GIVEN TASK: Restrict the output to the lines below starting at the one that contains "Convert this chart to Plotly code." and ending at the one that contains "marker=dict(color=c, size=6)))", and restate them word for word, both ends included.

===============

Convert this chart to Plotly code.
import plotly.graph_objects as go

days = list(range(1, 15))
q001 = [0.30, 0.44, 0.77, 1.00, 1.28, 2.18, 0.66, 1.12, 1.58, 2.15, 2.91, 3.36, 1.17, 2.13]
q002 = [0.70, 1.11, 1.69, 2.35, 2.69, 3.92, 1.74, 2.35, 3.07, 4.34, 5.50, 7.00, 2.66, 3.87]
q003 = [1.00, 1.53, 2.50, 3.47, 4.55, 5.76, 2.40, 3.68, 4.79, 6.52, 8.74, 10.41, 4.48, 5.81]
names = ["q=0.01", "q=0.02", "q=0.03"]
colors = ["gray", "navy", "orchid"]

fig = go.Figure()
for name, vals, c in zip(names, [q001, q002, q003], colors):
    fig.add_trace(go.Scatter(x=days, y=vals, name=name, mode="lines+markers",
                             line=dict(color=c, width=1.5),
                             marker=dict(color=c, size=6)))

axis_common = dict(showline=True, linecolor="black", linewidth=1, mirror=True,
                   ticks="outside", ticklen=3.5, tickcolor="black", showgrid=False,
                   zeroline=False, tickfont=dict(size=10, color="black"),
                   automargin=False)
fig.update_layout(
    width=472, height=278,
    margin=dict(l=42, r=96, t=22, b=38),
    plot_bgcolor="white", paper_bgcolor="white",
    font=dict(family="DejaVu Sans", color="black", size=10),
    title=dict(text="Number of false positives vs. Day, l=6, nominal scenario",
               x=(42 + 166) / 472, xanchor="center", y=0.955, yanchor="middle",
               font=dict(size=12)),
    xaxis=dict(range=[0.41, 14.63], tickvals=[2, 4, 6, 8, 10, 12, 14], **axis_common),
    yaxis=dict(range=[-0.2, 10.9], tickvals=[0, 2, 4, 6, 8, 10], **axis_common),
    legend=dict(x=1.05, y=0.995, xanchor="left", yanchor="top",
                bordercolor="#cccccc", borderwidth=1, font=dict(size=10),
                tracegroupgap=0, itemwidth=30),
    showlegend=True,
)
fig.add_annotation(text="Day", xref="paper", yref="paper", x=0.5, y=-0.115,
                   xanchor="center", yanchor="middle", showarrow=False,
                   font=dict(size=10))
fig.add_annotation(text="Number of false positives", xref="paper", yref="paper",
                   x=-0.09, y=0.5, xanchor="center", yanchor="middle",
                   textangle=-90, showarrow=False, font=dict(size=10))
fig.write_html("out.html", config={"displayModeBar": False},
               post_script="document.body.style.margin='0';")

===============

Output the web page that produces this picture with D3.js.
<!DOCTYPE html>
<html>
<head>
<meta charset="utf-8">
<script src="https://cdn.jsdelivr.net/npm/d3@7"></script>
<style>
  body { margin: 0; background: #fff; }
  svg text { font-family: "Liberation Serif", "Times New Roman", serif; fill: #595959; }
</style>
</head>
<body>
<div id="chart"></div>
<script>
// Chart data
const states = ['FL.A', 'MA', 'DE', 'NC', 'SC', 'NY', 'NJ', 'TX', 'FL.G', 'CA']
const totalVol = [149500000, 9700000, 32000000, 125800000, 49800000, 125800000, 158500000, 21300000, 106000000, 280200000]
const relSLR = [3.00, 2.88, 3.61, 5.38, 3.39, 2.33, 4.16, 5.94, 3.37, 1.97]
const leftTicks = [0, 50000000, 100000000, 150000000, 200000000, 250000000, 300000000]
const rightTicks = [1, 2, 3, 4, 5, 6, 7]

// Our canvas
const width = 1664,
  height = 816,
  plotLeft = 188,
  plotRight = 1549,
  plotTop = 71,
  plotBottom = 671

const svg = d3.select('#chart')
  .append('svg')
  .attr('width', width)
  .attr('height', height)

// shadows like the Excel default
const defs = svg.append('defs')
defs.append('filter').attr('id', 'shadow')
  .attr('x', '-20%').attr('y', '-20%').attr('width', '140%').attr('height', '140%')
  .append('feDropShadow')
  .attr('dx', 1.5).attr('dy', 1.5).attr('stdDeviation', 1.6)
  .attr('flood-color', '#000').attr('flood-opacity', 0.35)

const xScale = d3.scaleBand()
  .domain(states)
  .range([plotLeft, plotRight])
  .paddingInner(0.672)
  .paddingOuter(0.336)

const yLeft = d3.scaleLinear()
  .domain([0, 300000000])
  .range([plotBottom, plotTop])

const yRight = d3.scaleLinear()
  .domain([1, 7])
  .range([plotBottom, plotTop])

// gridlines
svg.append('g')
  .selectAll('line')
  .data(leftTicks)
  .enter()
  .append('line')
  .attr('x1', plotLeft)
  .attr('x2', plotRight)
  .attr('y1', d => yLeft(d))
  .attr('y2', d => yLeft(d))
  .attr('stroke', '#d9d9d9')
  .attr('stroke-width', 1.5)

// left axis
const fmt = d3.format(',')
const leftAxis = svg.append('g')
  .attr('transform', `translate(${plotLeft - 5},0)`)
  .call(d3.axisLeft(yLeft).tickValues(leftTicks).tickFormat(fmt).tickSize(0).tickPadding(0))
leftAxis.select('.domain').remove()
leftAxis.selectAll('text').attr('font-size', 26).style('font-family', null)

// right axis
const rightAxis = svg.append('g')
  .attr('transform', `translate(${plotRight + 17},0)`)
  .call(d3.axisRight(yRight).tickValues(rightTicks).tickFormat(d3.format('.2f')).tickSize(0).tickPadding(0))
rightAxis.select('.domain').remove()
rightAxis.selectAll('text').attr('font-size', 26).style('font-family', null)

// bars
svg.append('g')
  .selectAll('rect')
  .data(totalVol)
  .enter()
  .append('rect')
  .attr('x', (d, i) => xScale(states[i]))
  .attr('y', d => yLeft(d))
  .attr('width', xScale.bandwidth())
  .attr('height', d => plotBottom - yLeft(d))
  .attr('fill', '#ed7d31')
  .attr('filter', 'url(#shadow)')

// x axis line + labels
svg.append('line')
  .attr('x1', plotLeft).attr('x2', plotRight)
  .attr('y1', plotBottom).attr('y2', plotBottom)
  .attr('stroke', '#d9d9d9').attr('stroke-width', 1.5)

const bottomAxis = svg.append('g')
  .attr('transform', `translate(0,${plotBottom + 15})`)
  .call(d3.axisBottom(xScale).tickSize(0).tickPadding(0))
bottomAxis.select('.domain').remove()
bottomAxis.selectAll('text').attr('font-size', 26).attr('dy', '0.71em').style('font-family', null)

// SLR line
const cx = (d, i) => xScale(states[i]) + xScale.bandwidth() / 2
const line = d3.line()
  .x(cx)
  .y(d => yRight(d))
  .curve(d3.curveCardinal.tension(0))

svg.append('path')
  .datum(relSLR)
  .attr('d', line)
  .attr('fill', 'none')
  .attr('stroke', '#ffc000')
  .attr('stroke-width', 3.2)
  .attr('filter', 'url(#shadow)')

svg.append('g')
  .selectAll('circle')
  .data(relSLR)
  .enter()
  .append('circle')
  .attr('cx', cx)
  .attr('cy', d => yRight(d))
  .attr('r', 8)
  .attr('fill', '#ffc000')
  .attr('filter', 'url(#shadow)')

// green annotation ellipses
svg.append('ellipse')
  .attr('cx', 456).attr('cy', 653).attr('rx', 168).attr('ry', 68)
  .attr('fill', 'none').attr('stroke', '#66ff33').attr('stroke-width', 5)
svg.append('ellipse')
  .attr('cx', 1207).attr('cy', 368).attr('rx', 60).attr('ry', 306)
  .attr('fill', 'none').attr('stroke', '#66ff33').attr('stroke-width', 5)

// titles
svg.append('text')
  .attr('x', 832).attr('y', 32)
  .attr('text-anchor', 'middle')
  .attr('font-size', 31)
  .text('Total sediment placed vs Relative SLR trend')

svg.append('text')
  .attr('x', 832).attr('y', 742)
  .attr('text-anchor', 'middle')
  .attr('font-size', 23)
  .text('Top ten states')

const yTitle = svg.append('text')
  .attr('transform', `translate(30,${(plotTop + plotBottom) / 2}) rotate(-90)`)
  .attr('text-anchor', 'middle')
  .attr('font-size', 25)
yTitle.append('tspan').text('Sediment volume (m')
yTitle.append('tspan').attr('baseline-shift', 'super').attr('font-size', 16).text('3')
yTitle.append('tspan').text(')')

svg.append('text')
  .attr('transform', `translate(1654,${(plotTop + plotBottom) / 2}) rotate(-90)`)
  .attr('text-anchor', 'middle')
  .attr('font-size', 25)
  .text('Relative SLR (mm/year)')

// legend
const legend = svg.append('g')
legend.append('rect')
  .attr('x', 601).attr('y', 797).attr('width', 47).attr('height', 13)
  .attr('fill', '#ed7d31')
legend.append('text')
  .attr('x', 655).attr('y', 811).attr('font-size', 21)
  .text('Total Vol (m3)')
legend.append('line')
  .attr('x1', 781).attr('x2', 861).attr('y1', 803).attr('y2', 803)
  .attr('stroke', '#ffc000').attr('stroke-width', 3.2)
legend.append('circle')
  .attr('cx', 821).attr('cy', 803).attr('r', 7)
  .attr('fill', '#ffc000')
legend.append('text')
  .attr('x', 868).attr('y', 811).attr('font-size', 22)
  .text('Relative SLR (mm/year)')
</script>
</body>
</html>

===============

EXERCISE RESPONSE:
Convert this chart to Plotly code.
import plotly.graph_objects as go

days = list(range(1, 15))
q001 = [0.30, 0.44, 0.77, 1.00, 1.28, 2.18, 0.66, 1.12, 1.58, 2.15, 2.91, 3.36, 1.17, 2.13]
q002 = [0.70, 1.11, 1.69, 2.35, 2.69, 3.92, 1.74, 2.35, 3.07, 4.34, 5.50, 7.00, 2.66, 3.87]
q003 = [1.00, 1.53, 2.50, 3.47, 4.55, 5.76, 2.40, 3.68, 4.79, 6.52, 8.74, 10.41, 4.48, 5.81]
names = ["q=0.01", "q=0.02", "q=0.03"]
colors = ["gray", "navy", "orchid"]

fig = go.Figure()
for name, vals, c in zip(names, [q001, q002, q003], colors):
    fig.add_trace(go.Scatter(x=days, y=vals, name=name, mode="lines+markers",
                             line=dict(color=c, width=1.5),
                             marker=dict(color=c, size=6)))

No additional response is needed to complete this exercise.